**What to produce:**
Retype the opening lines of the listing below, ending with the line that contains "return (RY0 - py) / PX_V", and leave out any pictures.
___ Supplied material
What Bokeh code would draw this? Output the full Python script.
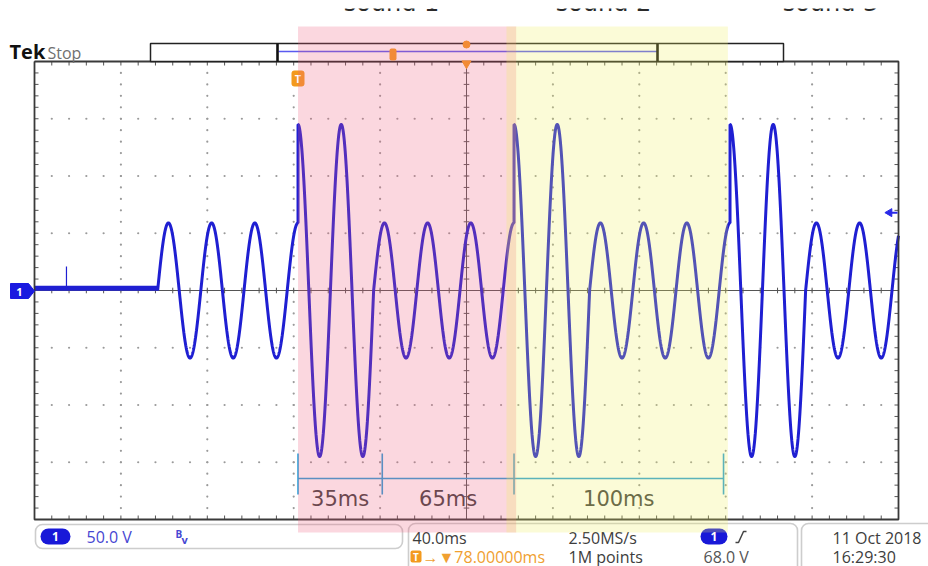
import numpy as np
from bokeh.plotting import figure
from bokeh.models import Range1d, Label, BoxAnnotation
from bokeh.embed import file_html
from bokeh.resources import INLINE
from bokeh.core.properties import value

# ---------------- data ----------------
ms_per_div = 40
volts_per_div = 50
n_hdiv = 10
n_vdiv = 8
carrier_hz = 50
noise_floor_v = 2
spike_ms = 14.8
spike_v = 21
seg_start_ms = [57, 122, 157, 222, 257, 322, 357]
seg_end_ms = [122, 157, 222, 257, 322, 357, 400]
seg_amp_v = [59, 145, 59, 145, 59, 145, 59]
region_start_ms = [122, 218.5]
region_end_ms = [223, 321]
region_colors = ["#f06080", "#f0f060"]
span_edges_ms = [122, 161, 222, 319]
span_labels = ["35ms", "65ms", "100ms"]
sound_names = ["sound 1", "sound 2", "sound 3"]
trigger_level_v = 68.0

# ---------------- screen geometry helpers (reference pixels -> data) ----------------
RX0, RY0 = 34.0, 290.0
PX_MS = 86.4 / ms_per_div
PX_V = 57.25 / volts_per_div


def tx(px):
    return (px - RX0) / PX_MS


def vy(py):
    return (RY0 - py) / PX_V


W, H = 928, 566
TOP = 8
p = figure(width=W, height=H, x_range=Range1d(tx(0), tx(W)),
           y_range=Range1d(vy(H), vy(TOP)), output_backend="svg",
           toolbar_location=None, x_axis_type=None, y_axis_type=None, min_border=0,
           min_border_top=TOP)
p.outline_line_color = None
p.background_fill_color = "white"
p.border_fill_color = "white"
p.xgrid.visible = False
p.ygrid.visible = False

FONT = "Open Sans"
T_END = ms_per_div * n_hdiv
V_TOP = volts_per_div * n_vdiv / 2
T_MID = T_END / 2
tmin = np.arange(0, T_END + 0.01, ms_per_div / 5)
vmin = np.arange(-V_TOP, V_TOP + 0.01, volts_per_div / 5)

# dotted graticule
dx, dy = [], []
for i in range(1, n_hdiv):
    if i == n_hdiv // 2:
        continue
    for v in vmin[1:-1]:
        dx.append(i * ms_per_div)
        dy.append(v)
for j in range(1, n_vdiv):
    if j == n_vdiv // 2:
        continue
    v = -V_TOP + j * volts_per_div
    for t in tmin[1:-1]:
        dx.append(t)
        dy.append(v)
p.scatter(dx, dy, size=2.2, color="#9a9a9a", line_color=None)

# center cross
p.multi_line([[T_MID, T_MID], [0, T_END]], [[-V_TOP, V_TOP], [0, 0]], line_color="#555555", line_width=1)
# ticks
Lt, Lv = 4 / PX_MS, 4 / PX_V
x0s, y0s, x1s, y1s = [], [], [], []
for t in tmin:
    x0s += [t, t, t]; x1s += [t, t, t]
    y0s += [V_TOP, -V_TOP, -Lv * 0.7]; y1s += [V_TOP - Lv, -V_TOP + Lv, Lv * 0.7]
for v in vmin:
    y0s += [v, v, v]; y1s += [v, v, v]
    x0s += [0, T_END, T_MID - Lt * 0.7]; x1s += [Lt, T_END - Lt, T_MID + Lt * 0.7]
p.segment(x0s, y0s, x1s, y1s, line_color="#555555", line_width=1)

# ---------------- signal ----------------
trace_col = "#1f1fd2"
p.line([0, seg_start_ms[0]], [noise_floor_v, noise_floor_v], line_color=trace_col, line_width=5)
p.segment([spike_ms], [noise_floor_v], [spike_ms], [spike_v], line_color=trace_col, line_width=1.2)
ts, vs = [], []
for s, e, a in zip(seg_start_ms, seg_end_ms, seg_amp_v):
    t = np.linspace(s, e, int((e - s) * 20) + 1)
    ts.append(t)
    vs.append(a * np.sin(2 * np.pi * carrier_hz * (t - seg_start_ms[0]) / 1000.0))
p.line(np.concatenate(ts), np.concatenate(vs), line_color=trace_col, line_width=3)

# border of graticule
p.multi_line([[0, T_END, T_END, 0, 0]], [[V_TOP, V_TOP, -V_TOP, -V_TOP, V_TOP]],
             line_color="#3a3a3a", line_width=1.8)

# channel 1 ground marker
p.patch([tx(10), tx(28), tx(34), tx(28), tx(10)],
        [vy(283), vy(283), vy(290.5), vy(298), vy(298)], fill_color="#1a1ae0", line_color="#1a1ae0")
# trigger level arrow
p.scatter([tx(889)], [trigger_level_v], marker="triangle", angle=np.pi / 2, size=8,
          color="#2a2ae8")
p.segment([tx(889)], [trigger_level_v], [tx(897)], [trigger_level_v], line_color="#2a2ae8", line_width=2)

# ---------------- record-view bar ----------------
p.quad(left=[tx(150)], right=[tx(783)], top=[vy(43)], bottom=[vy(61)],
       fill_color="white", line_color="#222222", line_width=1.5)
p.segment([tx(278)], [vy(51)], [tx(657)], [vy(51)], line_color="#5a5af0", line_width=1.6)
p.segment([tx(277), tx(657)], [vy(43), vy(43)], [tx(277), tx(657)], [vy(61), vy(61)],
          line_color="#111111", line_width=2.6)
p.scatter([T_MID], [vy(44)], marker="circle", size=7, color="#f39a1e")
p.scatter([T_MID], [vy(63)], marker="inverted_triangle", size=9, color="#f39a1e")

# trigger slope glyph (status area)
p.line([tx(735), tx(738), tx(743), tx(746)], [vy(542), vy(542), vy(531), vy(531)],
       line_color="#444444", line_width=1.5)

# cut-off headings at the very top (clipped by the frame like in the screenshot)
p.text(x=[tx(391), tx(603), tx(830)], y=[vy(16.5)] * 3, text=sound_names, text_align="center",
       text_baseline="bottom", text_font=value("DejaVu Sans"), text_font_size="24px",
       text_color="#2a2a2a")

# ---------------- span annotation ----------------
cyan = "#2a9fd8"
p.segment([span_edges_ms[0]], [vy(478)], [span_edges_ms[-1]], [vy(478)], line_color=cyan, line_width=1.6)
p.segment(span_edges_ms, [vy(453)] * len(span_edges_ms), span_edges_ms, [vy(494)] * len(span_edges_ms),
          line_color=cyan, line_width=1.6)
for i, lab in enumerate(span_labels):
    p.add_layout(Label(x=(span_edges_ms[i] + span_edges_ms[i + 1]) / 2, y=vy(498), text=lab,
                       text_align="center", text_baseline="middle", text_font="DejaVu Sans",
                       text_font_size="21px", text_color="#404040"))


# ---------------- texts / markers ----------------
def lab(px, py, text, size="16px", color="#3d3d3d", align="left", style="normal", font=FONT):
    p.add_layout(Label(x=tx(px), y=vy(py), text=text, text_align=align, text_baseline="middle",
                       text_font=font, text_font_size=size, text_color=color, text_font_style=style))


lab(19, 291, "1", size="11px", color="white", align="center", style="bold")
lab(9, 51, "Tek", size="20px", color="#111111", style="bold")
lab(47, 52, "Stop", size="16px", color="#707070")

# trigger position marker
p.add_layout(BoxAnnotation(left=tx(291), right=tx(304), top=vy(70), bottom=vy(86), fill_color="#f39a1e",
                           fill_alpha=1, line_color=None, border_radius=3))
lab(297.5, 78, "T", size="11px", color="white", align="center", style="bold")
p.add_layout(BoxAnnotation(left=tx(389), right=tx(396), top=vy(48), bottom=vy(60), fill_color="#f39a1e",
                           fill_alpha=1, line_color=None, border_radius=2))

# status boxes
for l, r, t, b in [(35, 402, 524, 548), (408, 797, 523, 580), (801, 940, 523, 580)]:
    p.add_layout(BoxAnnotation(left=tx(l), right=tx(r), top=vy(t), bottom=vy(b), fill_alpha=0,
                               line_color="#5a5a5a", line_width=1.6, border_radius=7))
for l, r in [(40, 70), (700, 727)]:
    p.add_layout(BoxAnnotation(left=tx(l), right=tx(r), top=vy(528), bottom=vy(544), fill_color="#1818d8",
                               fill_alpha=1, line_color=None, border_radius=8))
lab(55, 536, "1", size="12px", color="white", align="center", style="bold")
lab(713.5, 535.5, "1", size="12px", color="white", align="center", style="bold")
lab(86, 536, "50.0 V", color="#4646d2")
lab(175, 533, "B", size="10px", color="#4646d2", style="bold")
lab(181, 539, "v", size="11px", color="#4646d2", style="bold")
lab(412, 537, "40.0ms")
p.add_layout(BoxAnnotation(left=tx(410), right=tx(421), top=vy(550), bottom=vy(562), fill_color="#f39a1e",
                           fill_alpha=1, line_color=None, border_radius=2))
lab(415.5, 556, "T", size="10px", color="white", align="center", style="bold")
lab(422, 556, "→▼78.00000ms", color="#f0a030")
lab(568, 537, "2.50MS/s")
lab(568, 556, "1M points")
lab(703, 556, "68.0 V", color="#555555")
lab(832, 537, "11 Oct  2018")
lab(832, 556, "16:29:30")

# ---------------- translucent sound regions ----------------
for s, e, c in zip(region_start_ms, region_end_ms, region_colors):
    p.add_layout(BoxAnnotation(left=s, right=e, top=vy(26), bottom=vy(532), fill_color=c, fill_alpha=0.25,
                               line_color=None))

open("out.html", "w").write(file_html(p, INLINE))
______
**Result of this task:**
What Bokeh code would draw this? Output the full Python script.
import numpy as np
from bokeh.plotting import figure
from bokeh.models import Range1d, Label, BoxAnnotation
from bokeh.embed import file_html
from bokeh.resources import INLINE
from bokeh.core.properties import value

# ---------------- data ----------------
ms_per_div = 40
volts_per_div = 50
n_hdiv = 10
n_vdiv = 8
carrier_hz = 50
noise_floor_v = 2
spike_ms = 14.8
spike_v = 21
seg_start_ms = [57, 122, 157, 222, 257, 322, 357]
seg_end_ms = [122, 157, 222, 257, 322, 357, 400]
seg_amp_v = [59, 145, 59, 145, 59, 145, 59]
region_start_ms = [122, 218.5]
region_end_ms = [223, 321]
region_colors = ["#f06080", "#f0f060"]
span_edges_ms = [122, 161, 222, 319]
span_labels = ["35ms", "65ms", "100ms"]
sound_names = ["sound 1", "sound 2", "sound 3"]
trigger_level_v = 68.0

# ---------------- screen geometry helpers (reference pixels -> data) ----------------
RX0, RY0 = 34.0, 290.0
PX_MS = 86.4 / ms_per_div
PX_V = 57.25 / volts_per_div


def tx(px):
    return (px - RX0) / PX_MS


def vy(py):
    return (RY0 - py) / PX_V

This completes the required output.